Spatial Pattern Identification of Reperfusion and Ischemia of the Kidney (SPIRIT-K)
The kidney has a complex anatomical architecture composed of more than 30 specialized cell types. Novel approaches such as transcriptome and epigenome sequencing at the single-cell level (sc/snRNA-seq, snATAC-seq) provide unprecedented insight into the molecular and cellular composition of healthy and diseased kidneys. However, these methods rely on tissue dissociation and remove the spatial context of the cellular niche (microenvironment). In contrast, spatial transcriptomics enables the readout of cell type-specific transcription while simultaneously preserving information on tissue organization. To date, no comprehensive spatial map exists that differentiates shared and specific pathophysiological features before, during, and after ischemia/reperfusion in human kidney samples. SPIRIT-K aims to fill this gap.
The project is supported by the Dr. Werner Jackstädt Foundation and the Sonnenfeld Foundation.
Endophenotypes in Acute Kidney Injury (AKI)

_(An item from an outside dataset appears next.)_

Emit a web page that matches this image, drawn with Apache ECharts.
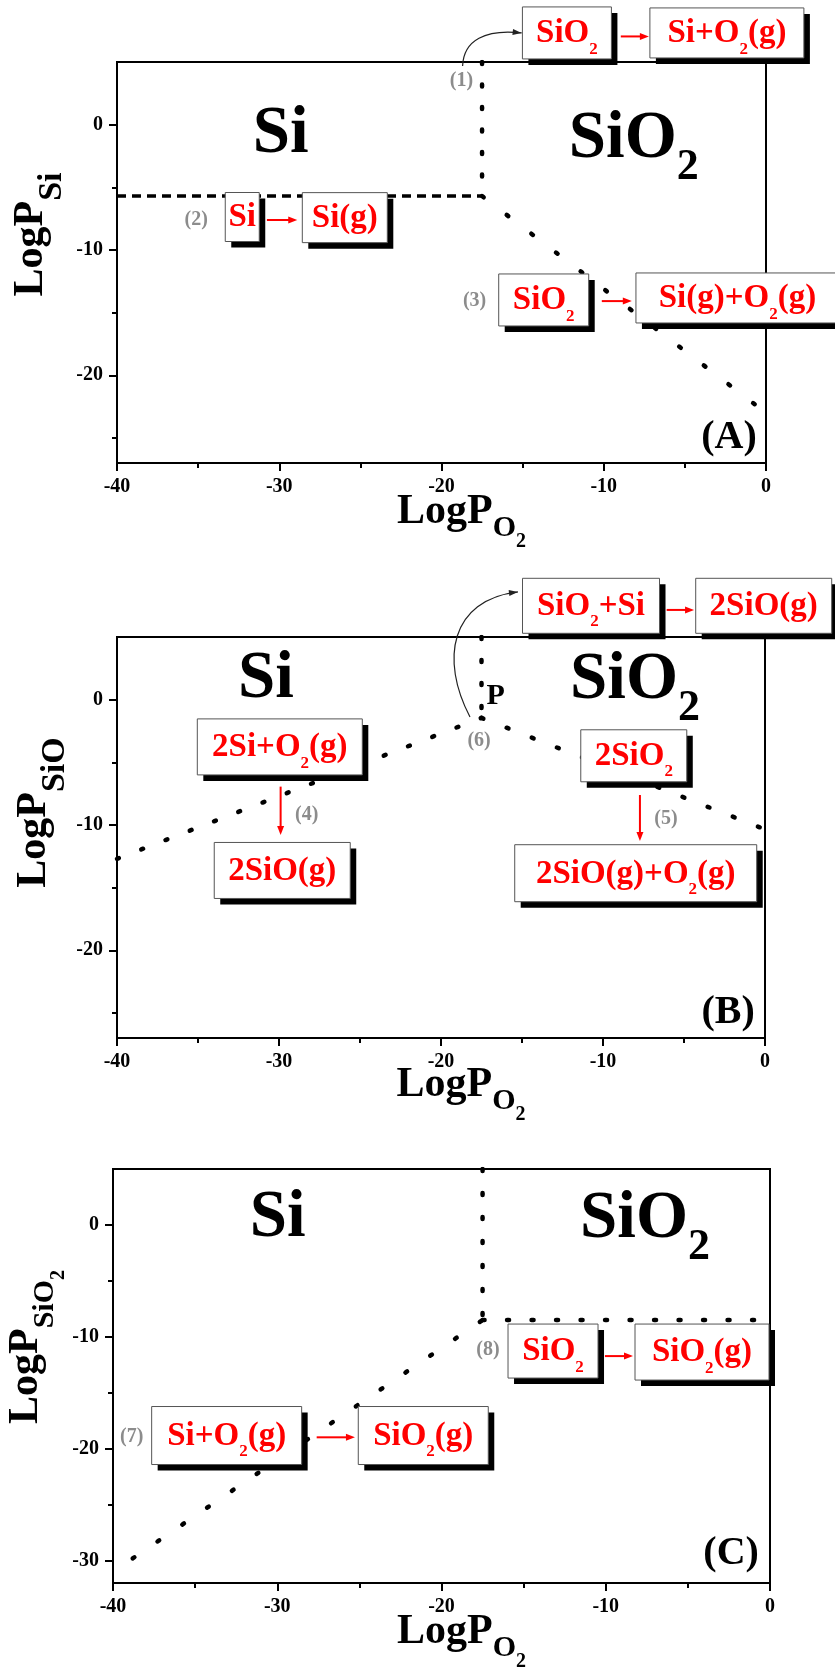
<!DOCTYPE html>
<html>
<head>
<meta charset="utf-8">
<script src="https://cdn.jsdelivr.net/npm/echarts@6/dist/echarts.min.js"></script>
<style>
  html, body { margin: 0; padding: 0; background: #fff; }
  #chart { width: 835px; height: 1670px; }
</style>
</head>
<body>
<div id="chart"></div>
<script>
// ---- data (LogP_O2, LogP_x) ----
const yMajorAB = [-20, -10, 0];
const yMinorAB = [-25, -15, -5];
const yMajorC = [-30, -20, -10, 0];
const yMinorC = [-25, -15, -5];
const yMins = [-27, -27, -32];

// (A) Si - O2 : LogP_Si
const siO2BoundaryA = [[-17.5, 5], [-17.5, -5.7]];
const siGasA = [[-40, -5.7], [-17.5, -5.7]];
const sio2GasA = [[-17.5, -5.7], [0, -23]];

// (B) LogP_SiO
const siToSioB = [[-40, -12.7], [-17.5, -1.45]];
const sio2ToSioB = [[-17.5, -1.45], [0, -10.35]];
const siO2BoundaryB = [[-17.5, 5], [-17.5, -1.45]];

// (C) LogP_SiO2
const siO2BoundaryC = [[-17.5, 5], [-17.5, -8.5]];
const sio2GasC = [[-17.5, -8.5], [0, -8.5]];
const siToSio2C = [[-38.8, -29.8], [-17.5, -8.5]];

// reaction boxes: panel, data position of centre, text
const boxes = [
  { g: 0, at: [-12.27, 7.32], w: 89, h: 52, t: '{m|SiO}{s|2}' },
  { g: 0, at: [-2.41, 7.32], w: 154, h: 50, t: '{m|Si+O}{s|2}{m|(g)}' },
  { g: 0, at: [-32.28, -7.37], w: 34, h: 49, t: '{m|Si}' },
  { g: 0, at: [-25.96, -7.42], w: 85, h: 50, t: '{m|Si(g)}' },
  { g: 0, at: [-13.70, -13.99], w: 90, h: 52, t: '{m|SiO}{s|2}' },
  { g: 0, at: [-1.76, -13.83], w: 203, h: 50, t: '{m|Si(g)+O}{s|2}{m|(g)}' },
  { g: 1, at: [-10.74, 7.49], w: 137, h: 55, t: '{m|SiO}{s|2}{m|+Si}' },
  { g: 1, at: [-0.08, 7.49], w: 136, h: 55, t: '{m|2SiO(g)}' },
  { g: 1, at: [-29.95, -3.77], w: 165, h: 56, t: '{m|2Si+O}{s|2}{m|(g)}' },
  { g: 1, at: [-29.80, -13.63], w: 136, h: 56, t: '{m|2SiO(g)}' },
  { g: 1, at: [-8.10, -4.48], w: 106, h: 52, t: '{m|2SiO}{s|2}' },
  { g: 1, at: [-7.98, -13.85], w: 242, h: 57, t: '{m|2SiO(g)+O}{s|2}{m|(g)}' },
  { g: 2, at: [-33.08, -18.82], w: 150, h: 58, t: '{m|Si+O}{s|2}{m|(g)}' },
  { g: 2, at: [-21.11, -18.82], w: 130, h: 58, t: '{m|SiO}{s|2}{m|(g)}' },
  { g: 2, at: [-13.21, -11.27], w: 90, h: 54, t: '{m|SiO}{s|2}' },
  { g: 2, at: [-4.14, -11.36], w: 134, h: 56, t: '{m|SiO}{s|2}{m|(g)}' }
];

// red reaction arrows: panel, from, to
const redArrows = [
  { g: 0, from: [-8.95, 7.04], to: [-7.22, 7.04] },
  { g: 0, from: [-30.76, -7.61], to: [-28.89, -7.61] },
  { g: 0, from: [-10.12, -14.08], to: [-8.27, -14.08] },
  { g: 1, from: [-6.07, 7.16], to: [-4.38, 7.16] },
  { g: 1, from: [-29.9, -6.94], to: [-29.9, -10.8] },
  { g: 1, from: [-7.72, -7.61], to: [-7.72, -11.28] },
  { g: 2, from: [-27.6, -18.98], to: [-25.27, -18.98] },
  { g: 2, from: [-10.05, -11.72], to: [-8.34, -11.72] }
];

// reaction numbers
const tags = [
  { g: 0, at: [-18.77, 3.49], t: '(1)' },
  { g: 0, at: [-35.12, -7.61], t: '(2)' },
  { g: 0, at: [-17.96, -14.08], t: '(3)' },
  { g: 1, at: [-28.29, -9.2], t: '(4)' },
  { g: 1, at: [-6.11, -9.52], t: '(5)' },
  { g: 1, at: [-17.65, -3.3], t: '(6)' },
  { g: 2, at: [-38.86, -18.95], t: '(7)' },
  { g: 2, at: [-17.17, -11.18], t: '(8)' }
];

// curved pointers from a reaction number to its box (start, ctrl1, ctrl2, end)
const curves = [
  { g: 0, pts: [[-18.70, 4.68], [-18.64, 6.76], [-17.28, 7.64], [-15.06, 7.32]] },
  { g: 1, pts: [[-18.21, -1.38], [-20.06, 3.17], [-19.44, 7.96], [-15.25, 8.6]] }
];

// phase field names: centre x, baseline y
const phaseLabels = [
  { g: 0, at: [-29.91, -2.58], t: '{m|Si}' },
  { g: 0, at: [-8.15, -3.01], t: '{m|SiO}{s|2}' },
  { g: 1, at: [-30.8, -0.26], t: '{m|Si}' },
  { g: 1, at: [-8.02, -0.29], t: '{m|SiO}{s|2}' },
  { g: 2, at: [-29.98, -1.5], t: '{m|Si}' },
  { g: 2, at: [-7.61, -1.55], t: '{m|SiO}{s|2}' }
];
const pointP = { g: 1, at: [-16.62, 0.3], t: 'P' };
const panelNames = [
  { g: 0, at: [-2.28, -25.0], t: '(A)' },
  { g: 1, at: [-2.28, -25.0], t: '(B)' },
  { g: 2, at: [-2.37, -29.41], t: '(C)' }
];

const yTitles = ['{m|LogP}{s|Si}', '{m|LogP}{s|SiO}', '{m|LogP}{c|SiO}{cc|2}'];

// ---- styling ----
const FONT = '"Liberation Serif", "Times New Roman", Times, serif';
const RED = '#ff0000';

function tok(size, pad, color) {
  return {
    fontSize: size, lineHeight: size, fontFamily: FONT, fontWeight: 'bold',
    color: color, fill: color, verticalAlign: 'top', padding: [pad, 0, 0, 0]
  };
}
// rich text with sub / sub-sub scripts; d1, d2 = baseline drop in px
function rich(main, sub, subsub, d1, d2, color) {
  return {
    m: tok(main, 0, color),
    s: tok(sub, 0.84 * (main - sub) + d1, color),
    ss: tok(subsub, 0.84 * (main - subsub) + d2, color)
  };
}

const gridBoxes = [
  { left: 117, top: 62, width: 649, height: 401 },
  { left: 117, top: 637, width: 648, height: 401 },
  { left: 113, top: 1169, width: 657, height: 414 }
];
const frame = {
  show: true, borderColor: '#000', borderWidth: 2, backgroundColor: 'transparent',
  containLabel: false, outerBoundsMode: 'none'
};
// grids 0-2 carry the plots, grids 3-5 sit on top and only carry minor y ticks
const grids = gridBoxes.map(g => Object.assign({}, g, frame))
  .concat(gridBoxes.map(g => Object.assign({}, g, { show: false, containLabel: false, outerBoundsMode: 'none' })));

const xNameGap = [28, 26, 28];
const yMajor = [yMajorAB, yMajorAB, yMajorC];
const yMinor = [yMinorAB, yMinorAB, yMinorC];

const axisLineStyle = { color: '#000', width: 2 };
const tickLabel = { color: '#000', fontFamily: FONT, fontWeight: 'bold', fontSize: 20 };

const xAxes = [];
const yAxes = [];
[0, 1, 2].forEach(g => {
  xAxes.push({
    type: 'value', gridIndex: g, min: -40, max: 0, interval: 10,
    axisLine: { onZero: false, lineStyle: axisLineStyle },
    axisTick: { length: 8, lineStyle: axisLineStyle },
    minorTick: { show: true, splitNumber: 2, length: 5, lineStyle: axisLineStyle },
    splitLine: { show: false },
    axisLabel: Object.assign({ margin: 14 }, tickLabel),
    name: '{m|LogP}{s|O}{ss|2}', nameLocation: 'middle', nameGap: xNameGap[g],
    nameMoveOverlap: false,
    nameTextStyle: { rich: rich(42, 30, 20, 12, 22, '#000'), padding: [0, 0, 0, 40] }
  });
  yAxes.push({
    type: 'value', gridIndex: g, min: yMins[g], max: 5, position: 'left',
    axisLine: { onZero: false, lineStyle: axisLineStyle },
    axisTick: { length: 8, lineStyle: axisLineStyle, customValues: yMajor[g] },
    axisLabel: Object.assign({ margin: 14, customValues: yMajor[g] }, tickLabel),
    splitLine: { show: false }
  });
});
[0, 1, 2].forEach(g => {
  xAxes.push({
    type: 'value', gridIndex: g + 3, min: -40, max: 0, show: false,
    axisLine: { onZero: false }
  });
  yAxes.push({
    type: 'value', gridIndex: g + 3, min: yMins[g], max: 5, position: 'left',
    axisLine: { show: false, onZero: false },
    axisTick: { length: 5, lineStyle: axisLineStyle, customValues: yMinor[g] },
    axisLabel: { show: false },
    splitLine: { show: false }
  });
});

function boundary(g, data, type, width, cap) {
  return {
    type: 'line', xAxisIndex: g, yAxisIndex: g, data: data,
    symbol: 'none', silent: true, animation: false,
    lineStyle: { color: '#000', width: width, type: type, cap: cap }
  };
}

const series = [
  boundary(0, siO2BoundaryA, [2, 20.5], 4.5, 'round'),
  boundary(0, siGasA, [9, 6], 3.5, 'butt'),
  boundary(0, sio2GasA, [2, 29], 4.5, 'round'),
  boundary(1, siToSioB, [2, 24], 4.5, 'round'),
  boundary(1, sio2ToSioB, [2, 25], 4.5, 'round'),
  boundary(1, siO2BoundaryB, [2, 21], 4.5, 'round'),
  boundary(2, siO2BoundaryC, [2, 22], 4.5, 'round'),
  boundary(2, sio2GasC, [2, 22.5], 4.5, 'round'),
  boundary(2, siToSio2C, [2, 28], 4.5, 'round')
];

const chart = echarts.init(document.getElementById('chart'), null, { renderer: 'canvas' });
chart.setOption({
  animation: false,
  backgroundColor: '#fff',
  grid: grids,
  xAxis: xAxes,
  yAxis: yAxes,
  series: series
});

// ---- annotations, placed through the axes ----
function px(g, p) {
  return chart.convertToPixel({ xAxisIndex: g, yAxisIndex: g }, p);
}

function arrowHead(tip, dir, len, half, color) {
  const L = Math.hypot(dir[0], dir[1]);
  const ux = dir[0] / L, uy = dir[1] / L;
  const bx = tip[0] - ux * len, by = tip[1] - uy * len;
  return {
    type: 'polygon', z: 102,
    shape: { points: [tip, [bx - uy * half, by + ux * half], [bx + uy * half, by - ux * half]] },
    style: { fill: color }
  };
}

const BOX_FONT = 33;
const SHADOW = 6;
const boxRich = rich(BOX_FONT, 17, 12, 10, 14, RED);
const bigRich = rich(67, 44, 30, 20, 28, '#000');
const Y_MAIN = 42;
const yTitleRich = Object.assign(rich(Y_MAIN, 34, 22, 18, 28, '#000'), {
  c: tok(30, 0.84 * (Y_MAIN - 30) + 15, '#000'),
  cc: tok(20, 0.84 * (Y_MAIN - 20) + 25, '#000')
});
const yTitleGap = [107, 104, 108];
const yTitleRaise = [28, 25, 29];
const els = [];

// rotated y-axis titles
[0, 1, 2].forEach(g => {
  const top = px(g, [-40, 5]), bottom = px(g, [-40, yMins[g]]);
  els.push({
    type: 'text', z: 50, x: top[0] - yTitleGap[g], y: (top[1] + bottom[1]) / 2 - yTitleRaise[g],
    rotation: Math.PI / 2,
    style: {
      text: yTitles[g], rich: yTitleRich, fill: '#000',
      align: 'center', textAlign: 'center', verticalAlign: 'top', textVerticalAlign: 'top'
    }
  });
});

boxes.forEach(b => {
  const c = px(b.g, b.at);
  const x0 = c[0] - b.w / 2, y0 = c[1] - b.h / 2;
  els.push({
    type: 'rect', z: 100,
    shape: { x: x0 + SHADOW, y: y0 + SHADOW, width: b.w, height: b.h },
    style: { fill: '#000' }
  });
  els.push({
    type: 'rect', z: 100,
    shape: { x: x0, y: y0, width: b.w, height: b.h },
    style: { fill: '#fff', stroke: '#555', lineWidth: 1 }
  });
  els.push({
    type: 'text', z: 101, x: c[0], y: c[1] + 12 - 0.84 * BOX_FONT,
    style: {
      text: b.t, rich: boxRich, fill: RED,
      align: 'center', textAlign: 'center', verticalAlign: 'top', textVerticalAlign: 'top'
    }
  });
});

redArrows.forEach(a => {
  const p0 = px(a.g, a.from), p1 = px(a.g, a.to);
  const d = [p1[0] - p0[0], p1[1] - p0[1]];
  const L = Math.hypot(d[0], d[1]);
  const base = [p1[0] - d[0] / L * 8, p1[1] - d[1] / L * 8];
  els.push({
    type: 'line', z: 102,
    shape: { x1: p0[0], y1: p0[1], x2: base[0], y2: base[1] },
    style: { stroke: RED, lineWidth: 2 }
  });
  els.push(arrowHead(p1, d, 9, 3.5, RED));
});

curves.forEach(c => {
  const p = c.pts.map(q => px(c.g, q));
  els.push({
    type: 'bezierCurve', z: 102,
    shape: {
      x1: p[0][0], y1: p[0][1], cpx1: p[1][0], cpy1: p[1][1],
      cpx2: p[2][0], cpy2: p[2][1], x2: p[3][0], y2: p[3][1]
    },
    style: { stroke: '#222', lineWidth: 1.2, fill: null }
  });
  els.push(arrowHead(p[3], [p[3][0] - p[2][0], p[3][1] - p[2][1]], 9, 3, '#222'));
});

tags.forEach(t => {
  const c = px(t.g, t.at);
  els.push({
    type: 'text', z: 103, x: c[0], y: c[1],
    style: {
      text: t.t, fill: '#8c8c8c', fontFamily: FONT, fontWeight: 'bold', fontSize: 20,
      align: 'center', textAlign: 'center', verticalAlign: 'middle', textVerticalAlign: 'middle'
    }
  });
});

phaseLabels.forEach(l => {
  const c = px(l.g, l.at);
  els.push({
    type: 'text', z: 99, x: c[0], y: c[1] - 0.84 * 67,
    style: {
      text: l.t, rich: bigRich, fill: '#000',
      align: 'center', textAlign: 'center', verticalAlign: 'top', textVerticalAlign: 'top'
    }
  });
});

[pointP].concat(panelNames).forEach(l => {
  const c = px(l.g, l.at);
  els.push({
    type: 'text', z: 99, x: c[0], y: c[1],
    style: {
      text: l.t, fill: '#000', fontFamily: FONT, fontWeight: 'bold',
      fontSize: l.t === 'P' ? 30 : 40,
      align: 'center', textAlign: 'center', verticalAlign: 'middle', textVerticalAlign: 'middle'
    }
  });
});

chart.setOption({ graphic: els });
</script>
</body>
</html>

Acute kidney injury (AKI), despite the kidney’s immense reparative capacity, often progresses to chronic kidney disease affecting more than 850 million people worldwide. Currently, there are no drugs that can prevent or halt the decline in kidney function following acute damage. Modern single-cell analytical techniques hold the potential to fundamentally transform our understanding of disease processes at the cellular level. This project aims to identify cellular signatures, so-called endophenotypes that distinguish successful organ repair from maladaptive regeneration leading to fibrosis. By doing so, it seeks to challenge traditional paradigms in the characterization of kidney diseases and lay the foundation for the development of targeted therapies for AKI.
The project is supported by the Else Kröner-Fresenius Foundation, the German Academic Exchange Service (DAAD), and the Sonnenfeld Foundation.